The book departs with the understanding that repetition and conduct have been essential parts of the contested understandings of the role of habit and their political outcomes. These contentions are explored in each subsequent chapter from different angles and in a genealogical manner: from the understanding and use of habit across monastic regimens in medieval Europe, through its relation to colonial rule, and its effects on circulation of capital, labour, and plantation slavery, to current debates involving racism, environmental threats, artificial intelligence, and algorithmic governance. Discussing the interpretations in the final part, Bennett presents us with the arbitrariness of habit – its pathways can simultaneously be a means of control over subordinate groups, thus directly involved in questions relating to class, race, gender, and colonialism, and as a means for achieving freedom and power. Each chapter has clearly stated aims and adds to the bridging of contemporary contexts with past debates to show the differently attributed force to habit via discipline, automatism, virtue, plasticity, becoming. The well-rounded, overarching overview includes analysis of some of the most important discussions on habit in Western thought, including Bergson, Deleuze, Foucault, Bourdieu, Dewey, and Malabou. Bennett concludes the journey sharing his take on what best encompasses the varied intellectual and political histories – habit as a form of conditionability (p. 208), underlining its arbitrariness concerning the consequences of how it is used and contested.

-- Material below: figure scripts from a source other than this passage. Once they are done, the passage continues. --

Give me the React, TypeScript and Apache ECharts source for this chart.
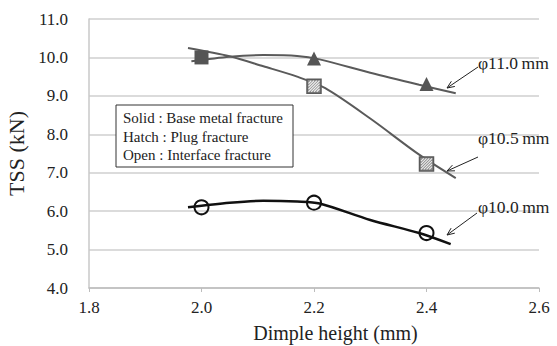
import React, { useEffect, useRef } from "react";
import * as echarts from "echarts";

const xTickValues = [1.8, 2.0, 2.2, 2.4, 2.6];
const yTickValues = [4, 5, 6, 7, 8, 9, 10, 11];

// measured points (dimple height, TSS)
const d110Solid = [[2.2, 9.97], [2.4, 9.31]];
const d105Solid = [[2.0, 10.0]];
const d105Hatch = [[2.2, 9.25], [2.4, 7.23]];
const d100Open = [[2.0, 6.1], [2.2, 6.22], [2.4, 5.43]];

// trend curves
const curve110 = [[1.982, 9.9], [2.05, 10.02], [2.11, 10.06], [2.17, 10.04], [2.21, 9.95], [2.3, 9.6], [2.387, 9.29], [2.452, 9.07]];
const curve105 = [[1.976, 10.245], [2.05, 10.03], [2.11, 9.77], [2.17, 9.5], [2.22, 9.2], [2.3, 8.41], [2.387, 7.47], [2.452, 6.86]];
const curve100 = [[1.976, 6.1], [2.05, 6.22], [2.11, 6.27], [2.17, 6.25], [2.21, 6.2], [2.3, 5.77], [2.387, 5.43], [2.443, 5.14]];

const legendLines = ["Solid : Base metal fracture", "Hatch : Plug fracture", "Open : Interface fracture"];
const seriesLabels = ["φ11.0\u2009mm", "φ10.5\u2009mm", "φ10.0\u2009mm"];

const SERIF = "Liberation Serif";

const HATCH_PATH =
  "path://M0 3.5L3.5 0M0 7L7 0M0 10.5L10.5 0M0 14L14 0M3.5 14L14 3.5M7 14L14 7M10.5 14L14 10.5";

function arrow(x1: number, y1: number, x2: number, y2: number) {
  const ang = Math.atan2(y2 - y1, x2 - x1);
  const L = 8, w = 0.4;
  const p1 = [x2 - L * Math.cos(ang - w), y2 - L * Math.sin(ang - w)];
  const p2 = [x2 - L * Math.cos(ang + w), y2 - L * Math.sin(ang + w)];
  return [
    { type: "line", shape: { x1, y1, x2, y2 }, style: { stroke: "#222", lineWidth: 1 }, z: 100 },
    { type: "polyline", shape: { points: [p1, [x2, y2], p2] }, style: { stroke: "#222", lineWidth: 1, fill: "none" }, z: 100 },
  ];
}

export default function App() {
  const ref = useRef<HTMLDivElement>(null);
  useEffect(() => {
    const chart = echarts.init(ref.current!, null, { renderer: "svg" });
    const option: any = {
      animation: false,
      backgroundColor: "#fff",
      textStyle: { fontFamily: SERIF },
      grid: { left: 89, right: 18, top: 19, bottom: 58, containLabel: false, outerBoundsMode: "none" },
      xAxis: {
        type: "value",
        min: xTickValues[0],
        max: xTickValues[xTickValues.length - 1],
        interval: 0.2,
        name: "Dimple height (mm)",
        nameLocation: "middle",
        nameGap: 35,
        nameTextStyle: { fontFamily: SERIF, fontSize: 20, color: "#222", padding: [0, 0, 0, 43] },
        axisLine: { lineStyle: { color: "#bdbdbd", width: 1.5 } },
        axisTick: { show: true, length: 4, lineStyle: { color: "#bdbdbd" } },
        axisLabel: { fontFamily: SERIF, fontSize: 17, color: "#222", margin: 11, formatter: (v: number) => v.toFixed(1) },
        splitLine: { show: false },
      },
      yAxis: {
        type: "value",
        min: yTickValues[0],
        max: yTickValues[yTickValues.length - 1],
        interval: 1,
        name: "TSS (kN)",
        nameLocation: "middle",
        nameGap: 57,
        nameRotate: 90,
        nameTextStyle: { fontFamily: SERIF, fontSize: 22, color: "#222" },
        axisLine: { show: true, lineStyle: { color: "#c8c8c8", width: 1.5 } },
        axisTick: { show: false },
        axisLabel: { fontFamily: SERIF, fontSize: 17, color: "#222", margin: 21, formatter: (v: number) => v.toFixed(1) },
        splitLine: { lineStyle: { color: "#cfcfcf", width: 1.5 } },
      },
      series: [
        { type: "line", data: curve110, smooth: 0.3, showSymbol: false, symbol: "none", lineStyle: { color: "#5a5a5a", width: 2 }, z: 2 },
        { type: "line", data: curve105, smooth: 0.3, showSymbol: false, symbol: "none", lineStyle: { color: "#5a5a5a", width: 2 }, z: 2 },
        { type: "line", data: curve100, smooth: 0.3, showSymbol: false, symbol: "none", lineStyle: { color: "#111", width: 2.5 }, z: 2 },
        { type: "scatter", data: d110Solid, symbol: "triangle", symbolSize: 14, itemStyle: { color: "#555", opacity: 1 }, z: 5 },
        { type: "scatter", data: d105Solid, symbol: "rect", symbolSize: 14, itemStyle: { color: "#555", opacity: 1 }, z: 5 },
        { type: "scatter", data: d105Hatch, symbol: "rect", symbolSize: 14, itemStyle: { color: "#8a8a8a", borderColor: "#5a5a5a", borderWidth: 1.5, opacity: 1 }, z: 5 },
        { type: "scatter", data: d105Hatch, symbol: HATCH_PATH, symbolSize: 11, silent: true, itemStyle: { color: "none", borderColor: "#eeeeee", borderWidth: 1.1, opacity: 1 }, z: 6 },
        { type: "scatter", data: d100Open, symbol: "circle", symbolSize: 14, itemStyle: { color: "rgba(255,255,255,0)", borderColor: "#111", borderWidth: 2, opacity: 1 }, z: 5 },
      ],
      graphic: [
        { type: "rect", shape: { x: 116, y: 105, width: 177, height: 62 }, style: { fill: "#fff", stroke: "#333", lineWidth: 1 }, z: 50 },
        ...legendLines.map((t, i) => ({
          type: "text", x: 123, y: 118 + i * 18.5, z: 51,
          style: { text: t, fontFamily: SERIF, fontSize: 15, fill: "#222", verticalAlign: "middle" },
        })),
        { type: "text", x: 478, y: 63, z: 51, style: { text: seriesLabels[0], fontFamily: SERIF, fontSize: 17.5, fill: "#222", verticalAlign: "middle" } },
        { type: "text", x: 478, y: 138, z: 51, style: { text: seriesLabels[1], fontFamily: SERIF, fontSize: 17.5, fill: "#222", verticalAlign: "middle" } },
        { type: "text", x: 478, y: 207, z: 51, style: { text: seriesLabels[2], fontFamily: SERIF, fontSize: 17.5, fill: "#222", verticalAlign: "middle" } },
        ...arrow(478, 67, 447, 88),
        ...arrow(478, 157, 447, 171),
        ...arrow(477, 213, 447, 235),
      ],
    };
    chart.setOption(option);
    return () => chart.dispose();
  }, []);
  return <div ref={ref} style={{ width: 557, height: 346, position: "absolute", left: 0, top: 0 }} />;
}
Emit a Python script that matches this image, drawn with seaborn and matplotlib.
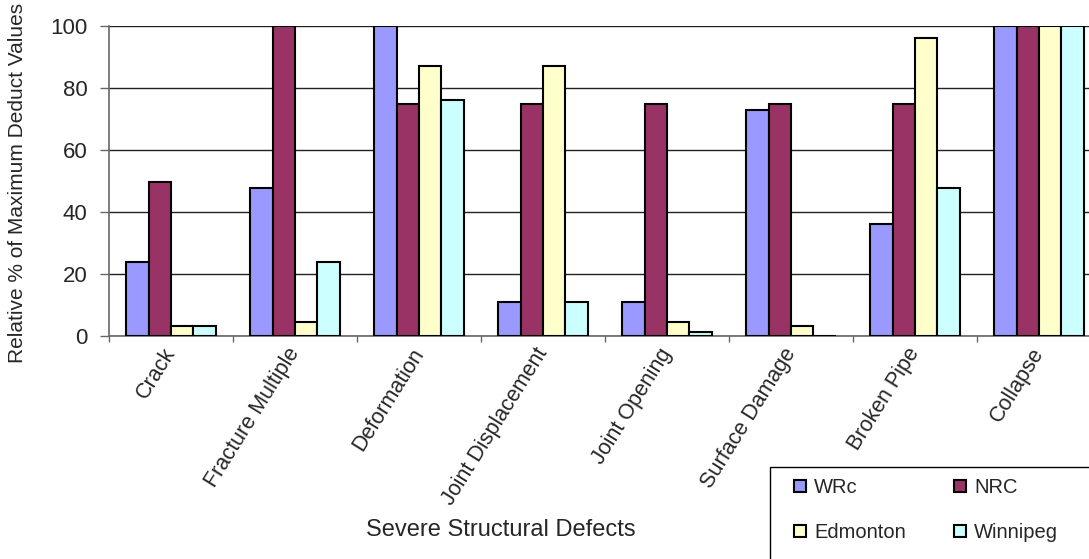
import pandas as pd
import seaborn as sns
import matplotlib.pyplot as plt
from matplotlib.patches import Rectangle
from matplotlib.ticker import FixedLocator

# Data
defects = ['Crack', 'Fracture Multiple', 'Deformation', 'Joint Displacement',
           'Joint Opening', 'Surface Damage', 'Broken Pipe', 'Collapse']
wrc = [24, 47.6, 100, 11, 11, 73, 36, 100]
nrc = [49.7, 100, 75, 75, 75, 75, 75, 100]
edmonton = [3.2, 4.5, 87, 87, 4.5, 3.2, 96, 100]
winnipeg = [3.2, 24, 76, 11, 1.3, 0, 47.7, 100]

series = ['WRc', 'NRC', 'Edmonton', 'Winnipeg']
colors = ['#9999FF', '#993366', '#FFFFCC', '#CCFFFF']


def main():
    df = pd.DataFrame({'Defect': defects * 4,
                       'Source': [s for s in series for _ in defects],
                       'Value': wrc + nrc + edmonton + winnipeg})

    sns.set_style('white')
    plt.rcParams['font.family'] = ['Liberation Sans', 'DejaVu Sans']

    fig = plt.figure(figsize=(10.89, 5.59), dpi=100)
    # axes run past the right edge, as in the (clipped) original
    ax = fig.add_axes([109 / 1089, 1 - 336 / 559, 992 / 1089, 310 / 559])

    sns.barplot(data=df, x='Defect', y='Value', hue='Source', order=defects,
                hue_order=series, palette=colors, saturation=1, width=0.72,
                edgecolor='black', linewidth=1.5, ax=ax, zorder=3)

    ax.set_xlim(-0.5, len(defects) - 0.5)
    ax.set_ylim(0, 100)
    ax.set_yticks([0, 20, 40, 60, 80, 100])
    ax.yaxis.grid(True, color='#222222', lw=1, zorder=0)
    ax.set_axisbelow(True)

    for side in ['top', 'right']:
        ax.spines[side].set_visible(False)
    ax.spines['left'].set_color('#666666')
    ax.spines['bottom'].set_color('#666666')
    ax.spines['left'].set_linewidth(1.2)
    ax.spines['bottom'].set_linewidth(1.2)

    ax.tick_params(axis='y', which='major', left=True, length=6.5, width=1,
                   color='#666666', pad=9, labelsize=16)
    ax.xaxis.set_minor_locator(FixedLocator([i - 0.5 for i in range(len(defects) + 1)]))
    ax.tick_params(axis='x', which='minor', bottom=True, length=4.5, width=1, color='#666666')
    ax.tick_params(axis='x', which='major', length=0, pad=10)
    ax.set_xticks(range(len(defects)))
    ax.set_xticklabels(defects, rotation=58, ha='right', va='center',
                       rotation_mode='anchor', fontsize=15.5)

    ax.set_xlabel('Severe Structural Defects', fontsize=17, va='center')
    ax.xaxis.set_label_coords(0.395, -0.626)
    ax.set_ylabel('Relative % of Maximum Deduct Values', fontsize=15, va='center')
    ax.yaxis.set_label_coords(-0.092, 0.495)

    # legend row by row: WRc, NRC / Edmonton, Winnipeg
    handles, labels = ax.get_legend_handles_labels()
    ax.get_legend().remove()
    order = [0, 2, 1, 3]
    fig.legend([handles[i] for i in order], [labels[i] for i in order],
               loc='upper left', ncol=2, bbox_to_anchor=(794 / 1089, 1 - 478 / 559),
               borderaxespad=0, borderpad=0, frameon=False, fontsize=14.5,
               handlelength=0.6, handleheight=0.6, handletextpad=0.4,
               labelspacing=1.3, columnspacing=2.4)
    # legend frame runs off the bottom-right corner, as in the original
    fig.add_artist(Rectangle((770 / 1089, -0.1), 0.5, 0.1 + 1 - 467 / 559,
                             transform=fig.transFigure, fill=False,
                             edgecolor='black', lw=1))

    fig.savefig('out.png', dpi=100)


if __name__ == '__main__':
    main()
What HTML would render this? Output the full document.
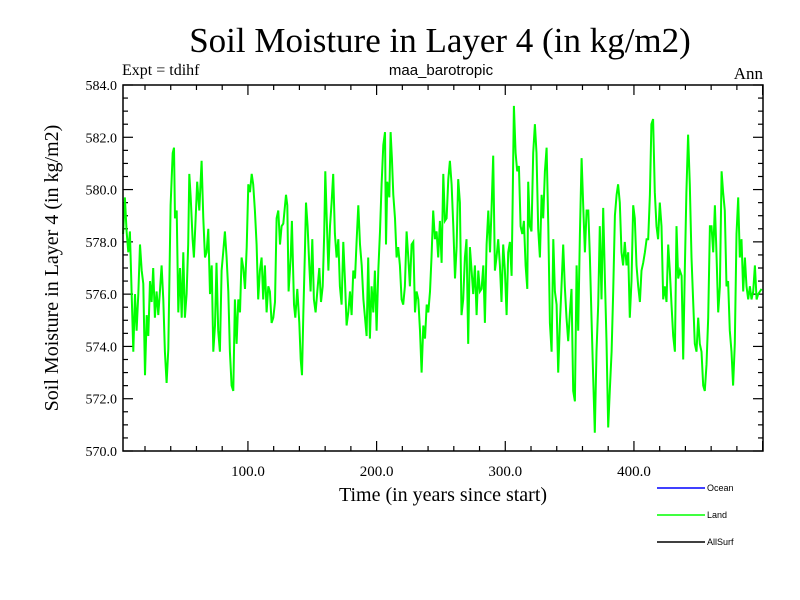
<!DOCTYPE html>
<html><head><meta charset="utf-8"><style>
body{margin:0;background:#fff;}
svg{display:block;}
text{font-family:"Liberation Serif",serif;fill:#000;}
.sans{font-family:"Liberation Sans",sans-serif;}
</style></head><body>
<svg id="chart" width="800" height="600" viewBox="0 0 800 600">
<text x="440" y="52" font-size="35" text-anchor="middle">Soil Moisture in Layer 4 (in kg/m2)</text>
<text x="122" y="75" font-size="16">Expt = tdihf</text>
<text x="441" y="75" font-size="15" text-anchor="middle" class="sans">maa_barotropic</text>
<text x="763" y="79" font-size="17" text-anchor="end">Ann</text>
<text transform="translate(58,268) rotate(-90)" font-size="20" text-anchor="middle">Soil Moisture in Layer 4 (in kg/m2)</text>
<text x="443" y="501" font-size="20" text-anchor="middle">Time (in years since start)</text>
<g id="axes"></g>
<g id="series"></g>
<rect x="123" y="85" width="640" height="366" fill="none" stroke="#000" stroke-width="1.5"/>
<g>
<g><line x1="657" y1="488" x2="705" y2="488" stroke="#0000ff" stroke-width="1.5"/><text x="707" y="491" font-size="9" class="sans">Ocean</text></g>
<g><line x1="657" y1="515" x2="705" y2="515" stroke="#00ff00" stroke-width="1.5"/><text x="707" y="518" font-size="9" class="sans">Land</text></g>
<g><line x1="657" y1="542" x2="705" y2="542" stroke="#000" stroke-width="1.5"/><text x="707" y="545" font-size="9" class="sans">AllSurf</text></g>
</g>
</svg>
<script>
const years = [3,4.4,5.7,7.0,8.3,9.6,10.9,12.2,13.5,14.8,16.1,17.4,18.7,20.0,21.3,22.6,23.9,25.1,26.4,27.7,29.0,30.3,31.6,32.9,34.2,35.5,36.8,38.1,38.9,39.9,41.5,42.5,43.3,44.6,45.9,47.2,48.5,49.8,51.0,52.3,53.6,54.4,55.5,57.0,58.0,59.1,60.6,62.2,64.0,65.3,66.6,67.9,69.2,70.5,71.8,73.1,74.4,75.6,76.9,78.2,79.5,80.8,82.1,83.4,84.7,86.0,87.3,88.6,89.9,91.2,92.5,93.8,95.1,96.4,97.7,99.0,100.3,101.6,102.9,104.1,105.4,106.7,108.0,109.3,110.6,111.9,113.2,114.5,115.8,117.1,118.4,119.7,121.0,122.3,123.6,124.9,126.2,
127.5,129.6,130.6,131.6,133.2,134.2,135.8,136.8,138.4,139.9,141.0,142.0,143.0,144.3,145.1,146.4,147.7,148.7,150.0,151.3,152.6,153.9,155.5,156.8,158.1,159.3,160.1,161.2,162.5,163.8,165.0,166.3,167.6,168.9,170.2,171.5,172.8,174.1,175.4,176.7,178.0,179.3,180.6,181.9,183.2,184.5,185.8,187.1,188.4,189.7,191.0,192.2,193.5,194.8,196.1,197.4,198.7,200.0,201.3,202.6,203.9,205.2,206.5,207.3,208.3,209.9,210.9,211.9,213.0,214.3,215.5,216.8,218.1,219.4,220.7,222.0,223.3,224.6,225.9,227.2,228.5,229.8,231.1,232.4,233.7,235.0,236.3,237.6,238.9,240.2,241.5,242.7,244.0,245.3,246.6,247.9,249.2,250.5,251.8,
253.1,254.4,255.7,257.0,258.3,259.6,260.9,262.2,263.4,264.7,266.0,267.3,268.6,269.9,271.2,272.5,273.8,275.1,276.4,277.7,279.0,280.3,281.6,282.9,284.2,285.5,286.8,288.1,289.3,290.6,291.9,293.2,294.5,295.8,297.1,298.4,299.7,301.0,302.3,303.6,304.9,305.7,306.7,308.0,309.3,310.6,311.9,313.2,314.5,315.8,317.1,317.8,319.1,320.4,321.7,323.0,324.3,325.6,326.9,328.2,329.5,330.8,332.1,333.4,334.7,336.0,337.3,338.6,339.9,341.1,342.4,343.7,345.0,346.3,347.6,348.9,350.2,351.5,352.8,354.1,355.4,356.7,358.0,359.3,360.6,361.9,363.2,364.5,365.8,367.0,368.3,369.6,370.9,372.2,373.5,374.8,376.1,
377.4,378.7,380.0,381.3,382.6,383.9,385.2,386.5,387.7,389.0,390.3,391.6,392.9,394.2,395.5,396.8,398.1,399.4,400.7,402.0,403.3,404.6,405.9,407.2,408.5,409.8,411.1,412.4,413.6,414.9,416.2,417.5,418.8,420.1,421.4,422.7,424.0,425.3,426.6,427.9,429.2,430.5,431.8,433.1,434.4,435.7,437.0,438.3,439.5,440.8,442.1,443.4,444.7,446.0,447.3,448.6,449.9,451.2,452.5,453.8,455.1,456.4,457.7,459.0,460.3,461.6,462.9,464.2,465.5,466.8,468.1,469.3,470.6,471.9,473.2,474.5,475.8,477.1,478.4,479.7,481.0,482.3,483.6,484.9,486.2,487.5,488.8,490.1,491.4,492.7,494.0,495.3,496.6,497.9,499.2];
const land = [578.3,579.7,578.4,577.6,578.4,576.1,573.8,576.0,574.6,576.0,577.9,576.9,576.4,572.9,575.2,574.4,576.5,575.7,577.0,575.1,576.1,575.2,576.1,577.1,575.8,573.8,572.6,573.9,576.3,579.4,581.4,581.6,578.9,579.2,575.3,577.0,575.1,577.6,575.1,576.0,577.9,580.6,579.7,578.1,577.4,578.6,580.3,579.2,581.1,578.9,577.4,577.6,578.5,576.0,577.1,573.8,574.8,577.2,574.6,573.8,576.9,577.6,578.4,577.4,576.1,573.8,572.5,572.3,575.8,574.1,575.8,575.3,577.4,577.0,576.2,577.8,580.2,579.9,580.6,580.2,579.2,577.9,575.8,576.9,577.4,575.8,577.1,575.3,576.3,576.1,574.9,575.1,575.7,578.9,579.2,577.9,578.6,
578.7,579.8,579.4,576.1,577.4,578.8,575.6,575.1,576.2,574.9,573.5,572.9,575.2,577.6,579.5,578.6,577.1,576.1,578.1,575.8,575.3,576.1,577.0,575.7,576.3,578.3,580.7,578.9,576.9,578.6,579.5,580.6,578.3,577.4,578.1,576.3,575.6,578.0,576.5,574.8,575.3,576.1,575.2,576.9,576.6,578.1,579.4,577.9,577.1,575.8,575.1,574.4,577.4,574.3,576.3,575.3,576.9,574.6,576.9,578.4,580.2,581.7,582.2,577.9,580.3,579.7,582.2,581.2,579.8,578.9,577.4,577.8,577.1,575.8,575.6,576.3,578.4,577.4,576.3,577.9,578.0,575.3,576.1,575.8,574.6,573.0,574.8,574.3,575.6,575.3,576.1,577.4,579.2,578.1,578.4,577.4,578.8,577.2,580.6,
578.8,578.9,580.4,581.1,580.2,578.6,576.6,577.8,580.4,579.5,575.2,575.8,577.4,578.1,574.1,577.8,576.9,576.0,577.1,575.2,576.9,576.1,576.2,577.1,574.9,577.9,579.2,577.6,579.2,581.3,576.9,577.4,578.1,577.1,575.7,577.9,576.9,575.2,577.6,578.0,576.7,579.4,583.2,581.4,580.7,580.9,578.6,578.3,578.8,577.1,576.2,580.3,578.6,578.4,581.4,582.5,581.4,578.5,577.4,579.8,578.9,580.7,581.6,578.6,574.9,573.8,578.1,576.1,575.6,573.0,574.8,576.3,577.9,576.3,575.1,574.2,575.3,576.2,572.3,571.9,577.1,574.6,578.3,581.2,579.4,577.6,579.2,579.2,577.4,575.1,572.8,570.7,573.8,575.6,578.6,575.8,579.3,
576.6,574.2,570.9,572.4,573.8,576.1,579.0,579.8,580.2,579.5,577.6,577.1,578.0,577.1,577.6,575.1,576.5,579.4,578.9,577.1,576.3,575.7,576.9,577.2,577.6,578.1,578.1,579.8,582.5,582.7,579.9,578.6,578.1,579.5,578.6,575.8,576.3,575.7,577.9,576.9,575.6,574.4,573.8,578.6,576.6,576.9,576.7,573.5,576.9,579.9,582.1,580.2,577.4,575.8,574.1,573.8,575.1,574.1,573.8,572.5,572.3,573.3,575.1,578.6,578.6,577.6,579.4,577.4,575.3,576.3,580.7,579.9,579.2,576.3,576.5,574.6,573.8,572.5,574.1,578.3,579.7,577.4,578.1,576.1,577.4,576.3,575.8,576.3,575.8,576.1,577.1,575.8,576.0,576.1,576.2];
const yTicks = [570,572,574,576,578,580,582,584];
const yTickLabels = ["570.0","572.0","574.0","576.0","578.0","580.0","582.0","584.0"];
const xTicks = [100,200,300,400];
const xTickLabels = ["100.0","200.0","300.0","400.0"];

const X0=123,X1=763,Y0=451,Y1=85,XMIN=2.9,XMAX=500.3,YMIN=570,YMAX=584;
const xs=v=>X0+(v-XMIN)/(XMAX-XMIN)*(X1-X0);
const ys=v=>Y0-(v-YMIN)/(YMAX-YMIN)*(Y0-Y1);
const NS="http://www.w3.org/2000/svg";
const axes=document.getElementById('axes');
function ln(x1,y1,x2,y2,name){const l=document.createElementNS(NS,'line');l.setAttribute('x1',x1);l.setAttribute('y1',y1);l.setAttribute('x2',x2);l.setAttribute('y2',y2);l.setAttribute('stroke','#000');l.setAttribute('stroke-width','1.2');


axes.appendChild(l);}
for(let v=YMIN;v<=YMAX+1e-6;v+=0.5){const y=ys(v);const major=Math.abs(v-Math.round(v/2)*2)<1e-6;const L=major?10:5;ln(X0,y,X0+L,y,'y-tick');ln(X1,y,X1-L,y,'y-tick-right');}
for(let v=20;v<=XMAX;v+=20){const x=xs(v);const L=(v%100===0)?10:5;ln(x,Y0,x,Y0-L,'x-tick');ln(x,Y1,x,Y1+L,'x-tick-top');}
yTicks.forEach((v,i)=>{const t=document.createElementNS(NS,'text');t.setAttribute('x',X0-6);t.setAttribute('y',ys(v)+5);t.setAttribute('font-size','14');t.setAttribute('text-anchor','end');t.textContent=yTickLabels[i];


axes.appendChild(t);});
xTicks.forEach((v,i)=>{const t=document.createElementNS(NS,'text');t.setAttribute('x',xs(v));t.setAttribute('y',476);t.setAttribute('font-size','15');t.setAttribute('text-anchor','middle');t.textContent=xTickLabels[i];


axes.appendChild(t);});
const p=document.createElementNS(NS,'path');
p.setAttribute('d',years.map((y,i)=>(i?'L':'M')+xs(y).toFixed(1)+','+ys(land[i]).toFixed(1)).join(''));
p.setAttribute('fill','none');p.setAttribute('stroke','#00ff00');p.setAttribute('stroke-width','2');p.setAttribute('stroke-linejoin','miter');


document.getElementById('series').appendChild(p);
</script>
</body></html>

There is always a risk for such complex and thorough tasks to lack argumentative clarity. But Bennett remains consistent all throughout the book, guiding the reader through the argument from beginning to end. It is the continuous placing in conversation of past and present perspectives while showing how important earlier histories of the topic are for understanding current discourses related to white supremacy, climate change, colonial relations, and artificial intelligence, among others, that is the great strength of the book.
Overall, the book gives a rich, timely, and multifaceted account of habit’s conceptualizations and raises ever important contested questions on habit’s capacity for action, direction of conduct, the conditions under which conduct is guided, by which authority, and how forms of direction can be challenged (p. 209). Ending with them, this work encourages further, much needed discussion across the scientific community. All in all, Bennett has delivered a book that deserves a wide readership among the sociological community and beyond.